Research at IMS is directed toward understanding the properties of molecules and molecular assemblies, and to the design and synthesis of new materials, especially those with novel properties. IMS is strongly oriented toward basic research. The faculty members have few teaching duties and can devote themselves full-time to research.
IMS has an unusual, almost Harvard-like method for ensuring that research remains fresh and of high quality: it imposes the rule that none of the assistant and associate professors can remain at IMS as full professors. Instead, they must go to another institution for promotion, as IMS always hires its full professors from outside. The faculty with whom I spoke, including junior professors, thought that this policy worked quite well.
Research at IMS that falls within the scope of this report is in the general category of synthesis of novel materials, some with inspiration from biology and some with biomolecules as the building blocks. Most of the work that involves nanoparticles involves some form of organometallic chemistry. The hallmarks of the research are two-fold: creativity, and the soundness by which the new materials are characterized and evaluated. Much of the research the WTEC team saw on this visit has been published in high quality journals such as Nature and the Journal of the American Chemical Society, attesting to the international reputation of IMS and the high quality of the research. Several of the faculty have good collaborations with other scientists in Japan. One has an ongoing and productive NSF-funded collaboration with the University of Rochester, and another introduced the visiting WTEC team members to a visiting researcher, on leave from Emory University, who was spending six months in his lab.
Japan seems to be in a leadership role in the production of metallofullerenes. IMS has a large-scale facility for producing fullerenes, and Prof. Kato has been successful in producing C82 that contains Sc, Y, and La inside the cage structure. Kato is now using the metal inside the fullerene as a way to "tune" the reactivity of the outside. For example, he has shown how La@C82 can be reacted with disilanes and diazo compounds to form adducts. A combination of ESR and theory is being used to explain the reactivity of the precursor and the products obtained. One could imagine how this ground-up assembly of nanomaterials could be polymerized to produce larger molecules with novel properties.

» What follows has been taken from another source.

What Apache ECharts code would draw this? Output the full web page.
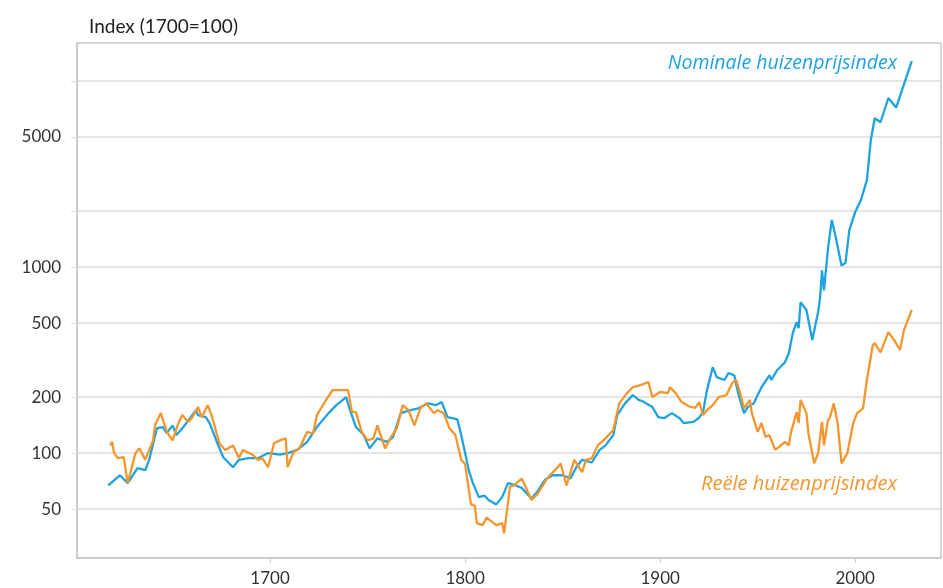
<!DOCTYPE html>
<html>
<head>
<meta charset="utf-8">
<script src="https://cdn.jsdelivr.net/npm/echarts@6/dist/echarts.min.js"></script>
<style>
html,body{margin:0;padding:0;background:#fff;}
#chart{width:943px;height:588px;}
</style>
</head>
<body>
<div id="chart"></div>
<script>
// ---- data (index, 1700 = 100) ----
const nominalYears = [1617,1623,1627,1632,1636,1638,1642,1645,1647,1650,1652,1655,1659,1662,1663,1667,1669,1673,1676,1681,1684,1689,1694,1699,1705,1709,1714,1719,1724,1730,1734,1739,1741,1744,1748,1751,1755,1760,1763,1767,1772,1776,1781,1785,1788,1791,1796,1798,1800,1802,1804,1807,1810,1812,1816,1819,1822,1826,1829,1834,1837,1841,1845,1850,1854,1857,1860,1865,1869,1872,1876,1878,1882,1886,1889,1891,1896,1899,1902,1906,1910,1912,1917,1920,1922,1924,1927,1929,1933,1935,1938,1940,1943,1945,1948,1950,1952,1956,1957,1960,1964,1966,1968,1970,1971,1972,1975,1976,1978,1981,1982,1983,1984,1986,1988,1990,1993,1995,1997,2000,2003,2006,2008,2010,2013,2017,2021,2029];
const nominalValues = [67,76,69,83,81,92,136,138,128,141,125,136,154,170,160,156,145,113,95,84,92,94,94,100,98,100,104,115,138,164,181,200,170,138,125,106,120,115,122,164,170,174,185,181,188,156,152,125,100,80,69,58,59,56,53,58,69,67,65,57,62,72,76,76,73,84,92,89,104,110,125,160,185,205,193,190,177,156,154,164,154,145,147,155,166,218,290,256,247,269,262,210,164,177,185,205,226,262,247,279,308,345,442,506,470,647,588,519,405,573,680,960,750,1240,1790,1450,1020,1050,1580,1975,2300,2930,4800,6300,6000,8100,7200,12800];

const realYears = [1618,1619,1620,1622,1625,1627,1631,1633,1636,1640,1641,1644,1645,1647,1650,1653,1655,1658,1660,1663,1665,1668,1670,1674,1677,1681,1684,1686,1691,1694,1696,1699,1702,1705,1708,1709,1712,1715,1719,1722,1724,1728,1732,1735,1740,1742,1744,1747,1750,1753,1755,1759,1762,1765,1768,1771,1774,1777,1780,1784,1786,1789,1792,1795,1798,1800,1803,1805,1806,1809,1811,1816,1819,1820,1823,1825,1829,1831,1834,1837,1842,1847,1849,1852,1856,1860,1862,1865,1868,1872,1876,1879,1883,1886,1890,1894,1896,1900,1904,1905,1908,1911,1915,1918,1920,1922,1924,1927,1930,1934,1937,1939,1941,1943,1946,1947,1950,1952,1954,1956,1959,1961,1964,1966,1967,1970,1971,1972,1975,1976,1979,1981,1983,1984,1986,1987,1989,1991,1993,1996,1999,2001,2004,2006,2009,2010,2013,2017,2020,2023,2025,2029];
const realValues = [110,115,100,94,95,69,100,106,92,117,141,164,164,130,117,145,160,147,155,177,156,181,160,113,104,110,94,104,98,92,94,84,113,117,120,84,101,106,130,127,160,188,218,218,218,166,166,130,117,120,141,106,122,136,181,170,141,174,185,164,170,164,136,125,92,87,53,52,42,41,45,41,42,37,66,67,73,66,56,60,73,83,88,67,92,79,92,94,110,120,133,185,210,226,232,241,200,213,210,226,210,188,178,175,188,160,170,181,200,205,238,247,210,174,193,164,130,145,122,125,104,108,115,110,128,166,145,193,164,128,88,100,147,110,150,155,185,145,88,100,145,164,174,247,380,390,348,447,405,358,458,588];

const xTickYears = [1700, 1800, 1900, 2000];
const yLabelValues = [50, 100, 200, 500, 1000, 5000];
const yGridValues = [50, 100, 200, 500, 1000, 2000, 5000, 10000];

const seriesNames = ['Nominale huizenprijsindex', 'Reële huizenprijsindex'];
const titleText = 'Index (1700=100)';

// ---- chart ----
const lg = v => Math.log10(v);
const pairs = (xs, ys) => xs.map((x, i) => [x, lg(ys[i])]);

const chart = echarts.init(document.getElementById('chart'), null, {renderer: 'canvas'});
chart.setOption({
  animation: false,
  backgroundColor: '#ffffff',
  title: {
    text: titleText,
    left: 84, top: 12,
    textStyle: {fontFamily: 'Lato', fontSize: 19, fontWeight: 'normal', color: '#222'}
  },
  grid: {left: 77, right: 2, top: 43, bottom: 30, show: true, borderColor: '#c9c9c9', borderWidth: 1.5},
  xAxis: {
    type: 'value', min: 1601, max: 2044,
    axisLine: {show: true, lineStyle: {color: '#c9c9c9', width: 1.5}},
    axisTick: {show: true, length: 5, lineStyle: {color: '#d0d0d0'}, customValues: xTickYears},
    axisLabel: {customValues: xTickYears, color: '#333', fontFamily: 'Lato', fontSize: 17, margin: 12,
      formatter: v => String(v)},
    splitLine: {show: false}
  },
  yAxis: {
    type: 'value', min: lg(27.3), max: lg(16000),
    axisLine: {show: true, lineStyle: {color: '#c9c9c9', width: 1.5}},
    axisTick: {show: true, length: 6, lineStyle: {color: '#dddddd'}, customValues: yGridValues.map(lg)},
    axisLabel: {
      customValues: yLabelValues.map(lg), color: '#333', fontFamily: 'Lato', fontSize: 17, margin: 16,
      formatter: v => String(Math.round(Math.pow(10, v)))
    },
    splitLine: {show: true, lineStyle: {color: '#dddddd', width: 1.5}}
  },
  series: [
    {
      name: seriesNames[0], type: 'line', data: pairs(nominalYears, nominalValues),
      showSymbol: false, lineStyle: {color: '#1fa2e0', width: 2.3}, itemStyle: {color: '#1fa2e0'}, z: 2
    },
    {
      name: seriesNames[1], type: 'line', data: pairs(realYears, realValues),
      showSymbol: false, lineStyle: {color: '#f3962e', width: 2.3}, itemStyle: {color: '#f3962e'}, z: 3
    }
  ],
  graphic: [
    {type: 'text', right: 943 - 897, top: 53,
     style: {text: seriesNames[0], fill: '#1fa2e0', font: 'italic 19.5px "Open Sans"'}},
    {type: 'text', right: 943 - 897, top: 474,
     style: {text: seriesNames[1], fill: '#f3962e', font: 'italic 20px "Open Sans"'}}
  ]
});
</script>
</body>
</html>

Another area of research involves the characterization of magnetic transport and optical properties in phthallocyanines (Pc). Of special interest is PtPc(AsF6)0.5, whose transport properties are being studied under high pressure.
Prof. Shionoya, a very young full Professor who recently came to IMS from Hiroshima University, is using novel combinations of DNA, metal ligands, DNA templating, and proteins to produce molecular wires, molecular hoops through which DNA could be threaded, and double-stranded peptides whose helix pitch could be controlled by an entrained copper that could be induced to go from Cu(I)tetrahedral to Cu(II)square planar , perhaps by electrons delivered by an STM tip. Figure 7.6 (p. x in text) summarizes Prof. Shionoya's vision of how bioinspiration could be used to produce nanodevices.

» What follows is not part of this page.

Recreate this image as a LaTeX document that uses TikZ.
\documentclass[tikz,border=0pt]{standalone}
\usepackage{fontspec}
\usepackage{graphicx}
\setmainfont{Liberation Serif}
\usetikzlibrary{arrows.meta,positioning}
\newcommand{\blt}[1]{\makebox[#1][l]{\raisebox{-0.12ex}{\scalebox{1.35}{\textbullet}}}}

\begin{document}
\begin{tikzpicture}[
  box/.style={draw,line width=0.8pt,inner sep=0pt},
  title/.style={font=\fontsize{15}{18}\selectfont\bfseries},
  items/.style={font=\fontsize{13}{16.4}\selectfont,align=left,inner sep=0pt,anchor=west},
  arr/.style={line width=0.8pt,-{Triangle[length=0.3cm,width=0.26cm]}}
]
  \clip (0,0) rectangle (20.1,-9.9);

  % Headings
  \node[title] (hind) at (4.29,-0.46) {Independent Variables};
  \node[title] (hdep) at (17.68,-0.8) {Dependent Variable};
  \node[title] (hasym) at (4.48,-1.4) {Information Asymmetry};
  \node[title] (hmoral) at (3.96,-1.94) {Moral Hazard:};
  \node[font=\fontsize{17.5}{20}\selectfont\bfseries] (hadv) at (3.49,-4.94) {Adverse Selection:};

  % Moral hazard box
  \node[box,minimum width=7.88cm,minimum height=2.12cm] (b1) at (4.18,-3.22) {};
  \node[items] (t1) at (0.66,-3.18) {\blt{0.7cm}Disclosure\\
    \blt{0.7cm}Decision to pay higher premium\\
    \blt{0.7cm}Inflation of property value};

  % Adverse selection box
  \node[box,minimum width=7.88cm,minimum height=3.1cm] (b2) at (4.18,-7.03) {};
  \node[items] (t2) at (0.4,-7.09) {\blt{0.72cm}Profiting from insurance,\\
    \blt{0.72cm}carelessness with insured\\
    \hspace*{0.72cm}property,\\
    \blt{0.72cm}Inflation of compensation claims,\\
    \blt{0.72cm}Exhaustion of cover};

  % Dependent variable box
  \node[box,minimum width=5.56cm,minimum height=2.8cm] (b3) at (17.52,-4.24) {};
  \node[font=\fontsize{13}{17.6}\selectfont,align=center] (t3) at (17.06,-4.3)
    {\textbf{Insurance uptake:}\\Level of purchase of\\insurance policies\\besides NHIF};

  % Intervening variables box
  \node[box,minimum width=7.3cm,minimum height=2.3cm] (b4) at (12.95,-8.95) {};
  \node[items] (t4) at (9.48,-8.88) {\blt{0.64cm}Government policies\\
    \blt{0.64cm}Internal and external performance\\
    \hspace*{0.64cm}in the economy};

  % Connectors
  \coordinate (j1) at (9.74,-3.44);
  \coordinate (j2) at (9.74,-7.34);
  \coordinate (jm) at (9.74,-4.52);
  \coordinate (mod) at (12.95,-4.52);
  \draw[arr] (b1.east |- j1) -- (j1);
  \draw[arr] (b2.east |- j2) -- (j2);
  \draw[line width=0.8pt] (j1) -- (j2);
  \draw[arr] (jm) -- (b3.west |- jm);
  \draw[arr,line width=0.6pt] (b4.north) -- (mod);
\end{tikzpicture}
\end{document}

In a very creative and careful series of single point mutations, Prof. Watanabe has uncovered evidence for, and verified the existence of a "push-pull" mechanism for cytochrome C peroxidase. This was done by drawing an analogy between peroxidase and cytochrome P-450, and using insights gleaned from similarities in the active site.

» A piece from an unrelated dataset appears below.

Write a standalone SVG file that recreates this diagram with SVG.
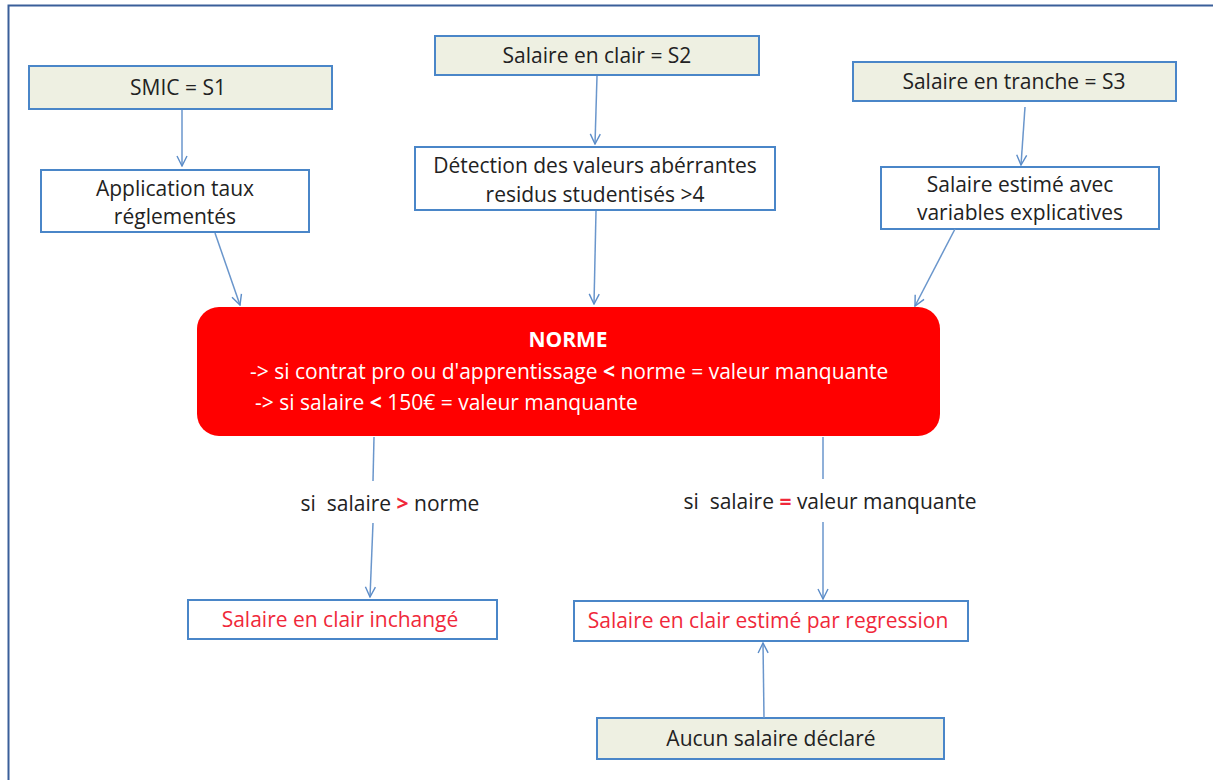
<svg xmlns="http://www.w3.org/2000/svg" width="1213" height="780" viewBox="0 0 1213 780">
<defs>
<marker id="arr" viewBox="0 0 12 12" refX="11" refY="6" markerWidth="12" markerHeight="12" markerUnits="userSpaceOnUse" orient="auto">
<path d="M1,1 L11,6 L1,11" fill="none" stroke="#5b8cc8" stroke-width="1.4"/>
</marker>
</defs>
<style>
.src{fill:#eef0e2;stroke:#4a86c8;stroke-width:2}
.box{fill:#ffffff;stroke:#4a86c8;stroke-width:2}
text{font-family:"Open Sans","Liberation Sans",sans-serif;font-size:21px;fill:#222222;text-anchor:middle}
.red{fill:#f0283a}
.wt{fill:#ffffff}
.pre{white-space:pre}
.c{stroke:#6a96cc;stroke-width:1.5;fill:none;marker-end:url(#arr)}
.l{stroke:#6a96cc;stroke-width:1.5;fill:none}
</style>
<rect width="1213" height="780" fill="#ffffff"/>
<path d="M8.5,780 V5.5 H1213" fill="none" stroke="#3a5f9a" stroke-width="2"/>

<g id="smic"><rect class="src" x="29" y="66" width="303" height="43"/><text x="178" y="95">SMIC = S1</text></g>
<g id="application"><rect class="box" x="41" y="170" width="268" height="62"/><text x="175" y="196">Application taux</text><text x="175" y="224">réglementés</text></g>
<g id="s2"><rect class="src" x="435" y="36" width="324" height="39"/><text x="597" y="63">Salaire en clair = S2</text></g>
<g id="detection"><rect class="box" x="415" y="147" width="360" height="63"/><text x="595" y="173">Détection des valeurs abérrantes</text><text x="595" y="202">residus studentisés &gt;4</text></g>
<g id="s3"><rect class="src" x="853" y="62" width="323" height="39"/><text x="1014" y="89">Salaire en tranche = S3</text></g>
<g id="estime"><rect class="box" x="881" y="167" width="278" height="62"/><text x="1020" y="192">Salaire estimé avec</text><text x="1020" y="220">variables explicatives</text></g>
<g id="norme"><rect x="197" y="307" width="743" height="129" rx="22" fill="#ff0000"/>
<text class="wt" x="568" y="347" font-weight="bold">NORME</text>
<text class="wt" x="250" y="379" style="text-anchor:start">-&gt; si contrat pro ou d'apprentissage <tspan font-weight="bold">&lt;</tspan> norme = valeur manquante</text>
<text class="wt" x="255" y="410" style="text-anchor:start">-&gt; si salaire <tspan font-weight="bold">&lt;</tspan> 150€ = valeur manquante</text></g>
<g id="inchange"><rect class="box" x="188" y="600" width="309" height="39"/><text class="red" x="340" y="627">Salaire en clair inchangé</text></g>
<g id="regression"><rect class="box" x="574" y="601" width="394" height="40"/><text class="red" x="768" y="628">Salaire en clair estimé par regression</text></g>
<g id="aucun"><rect class="src" x="597" y="718" width="347" height="41"/><text x="771" y="746">Aucun salaire déclaré</text></g>

<g id="labels">
<text class="pre" x="390" y="511">si  salaire <tspan class="red" font-weight="bold">&gt;</tspan> norme</text>
<text class="pre" x="830" y="509">si  salaire <tspan class="red" font-weight="bold">=</tspan> valeur manquante</text>
</g>

<g id="connectors">
<path class="c" d="M182,110 L182,166"/>
<path class="c" d="M215,233 L240,305"/>
<path class="c" d="M597,76 L595,144"/>
<path class="c" d="M596,211 L594,304"/>
<path class="c" d="M1025,107 L1021,165"/>
<path class="c" d="M955,229 L915,306"/>
<path class="l" d="M374,437 L373,481"/>
<path class="c" d="M373,523 L370,597"/>
<path class="l" d="M823,437 L823,479"/>
<path class="c" d="M823,522 L823,599"/>
<path class="c" d="M764,718 L763,643"/>
</g>
</svg>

Finally, Prof. Fujita's work involves the approach of using self-assembly by transition metals to form organized large structures. He has been able to make various nanocages, which have potential applications for controlled drug release. He has also used three-dimensional organometallic cage compounds to achieve a "ship-in-a-bottle" synthesis of organic molecules and is currently producing nanostructured molecules with larger cavities than have ever been made before.